Implementing the ${\text{ccz}}^{nn}$ gate. All measurements are made simultaneously. We present them step by step to emphasize how cz by-products come into the computational scheme. Step 1: The Pauli-$Z$ measurement on the box removes the box and introduces Pauli-$Z$ by-products on vertices 1, 2, and 3. Step 2: Vertex 4 is measured in the $X$ basis projecting on the state at step 3. Step 3: We see the ${\text{cz}}_{23}$ by-product depending on the outcome of the measurement on vertex 4. Measuring vertex 1 in Pauli-$Z$ projects on the hypergraph at step 4. Step 4: Repeating the measurements for vertices 2, 3, 5, and 6 gives the state at step 5.

Figure 11

(a) Circuit for ${\text{c}}^6\text{z}$ gate using long-ranged ccz gates. (b) Implementation swap gate: uses nine cz gates (brown edges) and eight ancilla qubits.

Figure 12

(a) The 55-qubit graph state given in Ref. [26], which can implement three-qubit phase gates.
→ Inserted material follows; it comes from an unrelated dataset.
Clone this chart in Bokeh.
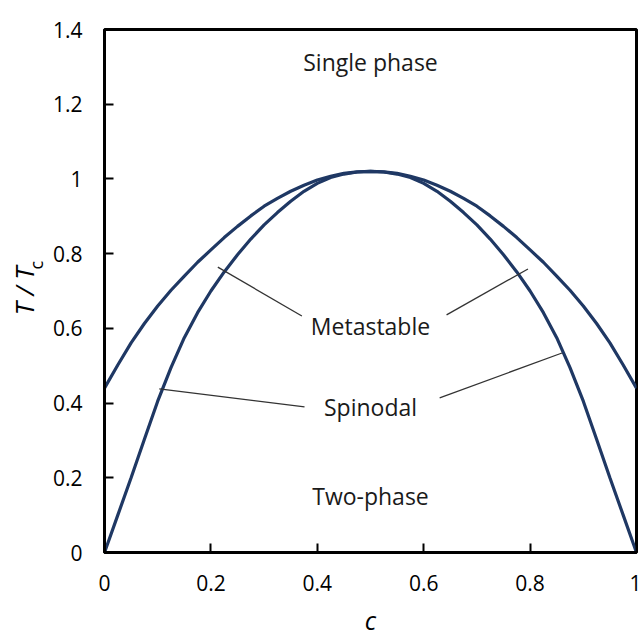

Six gray vertices are for input-output, seven dark purple vertices are measured in the second round of measurement, and the rest are measured in the Pauli-$X$ basis in the first round and the vertices which are already removed are measured in the Pauli-$Z$ basis. (b) The seven-qubit graph state obtained after Pauli measurements in (a) capable of implementing a three-qubit phase gate [26, 57].